The encoding format of the audio data. This determines how the server interprets the raw binary audio data you send.

For guidance on choosing an encoding, see Audio encodings.

sample_rate
type:string
required

The sample rate of the audio in Hz.

min_volume
type:string
required

Volume threshold for voice activity detection. Audio below this threshold will be considered silence. Range: 0.0-1.0. Higher values = more aggressive filtering of quiet speech.

max_silence_duration_secs
type:string
required

Maximum duration of silence (in seconds) before the system considers the utterance complete and triggers endpointing. Higher values allow for longer pauses within utterances.

cartesia_version
type:string
required

API version, e.g. 2024-06-10. You can specify this instead of the Cartesia-Version header.
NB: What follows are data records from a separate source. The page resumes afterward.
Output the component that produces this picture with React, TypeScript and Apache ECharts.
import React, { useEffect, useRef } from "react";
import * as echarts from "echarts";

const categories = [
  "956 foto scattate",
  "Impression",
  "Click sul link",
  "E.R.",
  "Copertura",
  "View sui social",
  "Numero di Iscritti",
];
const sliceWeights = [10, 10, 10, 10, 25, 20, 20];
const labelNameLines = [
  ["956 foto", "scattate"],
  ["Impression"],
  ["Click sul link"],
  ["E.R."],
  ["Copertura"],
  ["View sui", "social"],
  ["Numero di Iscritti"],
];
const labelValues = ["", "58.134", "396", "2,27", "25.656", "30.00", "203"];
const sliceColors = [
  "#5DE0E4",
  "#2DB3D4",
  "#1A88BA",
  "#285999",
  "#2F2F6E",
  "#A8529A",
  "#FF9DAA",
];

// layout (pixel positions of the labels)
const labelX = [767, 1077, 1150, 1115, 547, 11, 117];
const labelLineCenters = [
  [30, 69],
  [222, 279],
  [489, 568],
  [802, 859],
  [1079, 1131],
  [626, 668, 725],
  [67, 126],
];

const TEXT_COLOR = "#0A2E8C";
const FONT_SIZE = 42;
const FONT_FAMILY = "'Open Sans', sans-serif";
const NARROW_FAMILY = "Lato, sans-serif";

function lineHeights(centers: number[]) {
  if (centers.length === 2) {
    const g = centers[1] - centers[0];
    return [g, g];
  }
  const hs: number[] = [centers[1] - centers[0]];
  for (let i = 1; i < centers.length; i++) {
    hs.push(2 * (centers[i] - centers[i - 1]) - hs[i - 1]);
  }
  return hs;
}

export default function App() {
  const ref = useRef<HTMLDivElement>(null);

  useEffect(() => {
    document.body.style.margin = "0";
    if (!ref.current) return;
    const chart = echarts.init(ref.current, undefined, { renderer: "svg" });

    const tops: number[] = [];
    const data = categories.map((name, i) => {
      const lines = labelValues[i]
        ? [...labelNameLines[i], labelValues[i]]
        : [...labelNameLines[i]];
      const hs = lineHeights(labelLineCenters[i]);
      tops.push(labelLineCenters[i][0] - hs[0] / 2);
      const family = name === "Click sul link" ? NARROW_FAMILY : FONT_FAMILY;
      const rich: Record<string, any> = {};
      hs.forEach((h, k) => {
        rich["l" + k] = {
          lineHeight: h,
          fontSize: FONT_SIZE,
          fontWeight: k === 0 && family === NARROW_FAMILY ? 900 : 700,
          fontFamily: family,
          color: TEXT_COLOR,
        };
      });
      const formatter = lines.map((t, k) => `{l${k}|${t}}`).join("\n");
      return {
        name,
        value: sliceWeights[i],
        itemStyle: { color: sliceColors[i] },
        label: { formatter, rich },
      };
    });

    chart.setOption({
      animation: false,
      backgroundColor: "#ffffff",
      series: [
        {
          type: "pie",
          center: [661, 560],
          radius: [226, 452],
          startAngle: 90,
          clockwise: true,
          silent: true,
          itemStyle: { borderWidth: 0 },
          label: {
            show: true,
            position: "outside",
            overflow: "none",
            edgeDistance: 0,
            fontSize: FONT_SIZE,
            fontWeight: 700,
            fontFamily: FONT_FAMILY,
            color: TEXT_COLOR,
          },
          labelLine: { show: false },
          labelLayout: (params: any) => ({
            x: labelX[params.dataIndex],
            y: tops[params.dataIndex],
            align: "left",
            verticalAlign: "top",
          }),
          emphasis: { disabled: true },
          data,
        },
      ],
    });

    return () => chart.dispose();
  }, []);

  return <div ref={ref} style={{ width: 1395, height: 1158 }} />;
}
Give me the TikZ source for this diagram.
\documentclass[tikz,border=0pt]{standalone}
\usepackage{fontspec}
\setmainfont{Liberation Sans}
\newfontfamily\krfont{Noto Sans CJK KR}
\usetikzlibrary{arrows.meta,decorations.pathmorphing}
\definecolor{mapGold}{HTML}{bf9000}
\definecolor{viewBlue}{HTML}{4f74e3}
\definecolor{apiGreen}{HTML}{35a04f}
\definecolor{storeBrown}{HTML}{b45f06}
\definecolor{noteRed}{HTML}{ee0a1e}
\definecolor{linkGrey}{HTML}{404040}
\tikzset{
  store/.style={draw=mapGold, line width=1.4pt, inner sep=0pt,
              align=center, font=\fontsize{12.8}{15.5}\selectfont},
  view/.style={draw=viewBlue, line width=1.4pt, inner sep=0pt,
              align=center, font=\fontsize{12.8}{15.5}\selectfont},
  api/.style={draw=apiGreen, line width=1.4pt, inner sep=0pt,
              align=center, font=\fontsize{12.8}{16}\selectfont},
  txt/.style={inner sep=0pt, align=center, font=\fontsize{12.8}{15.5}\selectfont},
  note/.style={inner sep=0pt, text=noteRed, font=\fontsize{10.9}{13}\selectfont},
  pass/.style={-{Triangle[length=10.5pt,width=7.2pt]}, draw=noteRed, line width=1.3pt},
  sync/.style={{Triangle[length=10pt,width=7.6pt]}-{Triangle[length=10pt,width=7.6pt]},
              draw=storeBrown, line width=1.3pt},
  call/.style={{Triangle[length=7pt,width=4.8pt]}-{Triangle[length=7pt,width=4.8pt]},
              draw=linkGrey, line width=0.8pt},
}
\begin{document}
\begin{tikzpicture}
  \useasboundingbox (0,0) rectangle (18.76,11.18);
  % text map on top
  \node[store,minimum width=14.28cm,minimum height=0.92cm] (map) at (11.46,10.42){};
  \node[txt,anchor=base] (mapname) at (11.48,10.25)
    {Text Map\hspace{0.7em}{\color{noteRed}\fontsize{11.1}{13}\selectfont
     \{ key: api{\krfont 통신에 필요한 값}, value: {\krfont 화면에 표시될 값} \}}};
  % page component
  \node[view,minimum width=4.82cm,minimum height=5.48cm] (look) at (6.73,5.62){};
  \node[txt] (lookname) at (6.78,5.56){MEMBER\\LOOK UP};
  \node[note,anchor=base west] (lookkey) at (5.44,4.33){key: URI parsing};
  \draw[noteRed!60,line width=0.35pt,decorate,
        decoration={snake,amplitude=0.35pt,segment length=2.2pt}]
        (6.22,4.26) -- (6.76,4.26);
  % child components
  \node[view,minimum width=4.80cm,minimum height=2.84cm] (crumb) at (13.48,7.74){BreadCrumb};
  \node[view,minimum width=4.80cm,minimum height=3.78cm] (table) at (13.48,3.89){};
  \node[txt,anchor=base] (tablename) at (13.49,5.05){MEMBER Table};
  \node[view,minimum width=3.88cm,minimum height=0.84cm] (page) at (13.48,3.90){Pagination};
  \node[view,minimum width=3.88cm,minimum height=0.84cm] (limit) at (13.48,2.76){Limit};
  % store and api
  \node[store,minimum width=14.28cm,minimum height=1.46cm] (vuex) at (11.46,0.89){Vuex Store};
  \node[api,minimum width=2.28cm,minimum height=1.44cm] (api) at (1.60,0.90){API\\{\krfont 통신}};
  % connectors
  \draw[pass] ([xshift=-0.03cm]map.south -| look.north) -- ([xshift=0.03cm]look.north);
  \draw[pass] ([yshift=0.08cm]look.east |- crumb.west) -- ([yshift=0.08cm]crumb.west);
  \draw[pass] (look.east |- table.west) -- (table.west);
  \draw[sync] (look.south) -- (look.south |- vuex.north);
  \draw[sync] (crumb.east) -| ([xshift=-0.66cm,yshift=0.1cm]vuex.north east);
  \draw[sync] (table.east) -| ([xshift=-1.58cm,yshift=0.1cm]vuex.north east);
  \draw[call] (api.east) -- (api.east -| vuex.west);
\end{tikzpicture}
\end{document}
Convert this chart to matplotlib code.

This is particularly useful in the browser, where WebSockets do not support headers. You do not need to specify this if you are passing the header.

X-API-Key
type:httpApiKey

API key passed in a header.

access_token
type:httpApiKey

A short-lived access token passed in a query param to make API requests from a client. This is particularly useful in the browser, where WebSockets do not support headers. See Authenticate client apps to generate an access token.

Send Audio Data
type:string

Send binary WebSocket messages containing raw audio data in the format specified by the encoding and sample_rate connection parameters.

Audio Requirements:

  • Send audio in small chunks (e.g., 100ms intervals) for optimal latency
  • Audio format must match the encoding and sample_rate parameters

Timeout Behavior:

  • If no audio data is sent for 3 minutes, the WebSocket will automatically disconnect
  • The timeout resets with each audio chunk sent to the server
Finalize Command
type:string

Send finalize as a text message to flush any remaining audio and receive flush_done acknowledgment

Done Command
type:string

Send done as a text message to flush remaining audio, close session, and receive done acknowledgment

Receive Transcription
type:object

The server will send transcription results as they become available. Messages can be of type transcript, flush_done, done, or error. Each transcript response includes word-level timestamps.

Flush Done Response
type:object

Acknowledgment that finalize command was received

Done Response
type:object

Acknowledgment that session is closing

Error Response
type:object

Error information for STT WebSocket connections.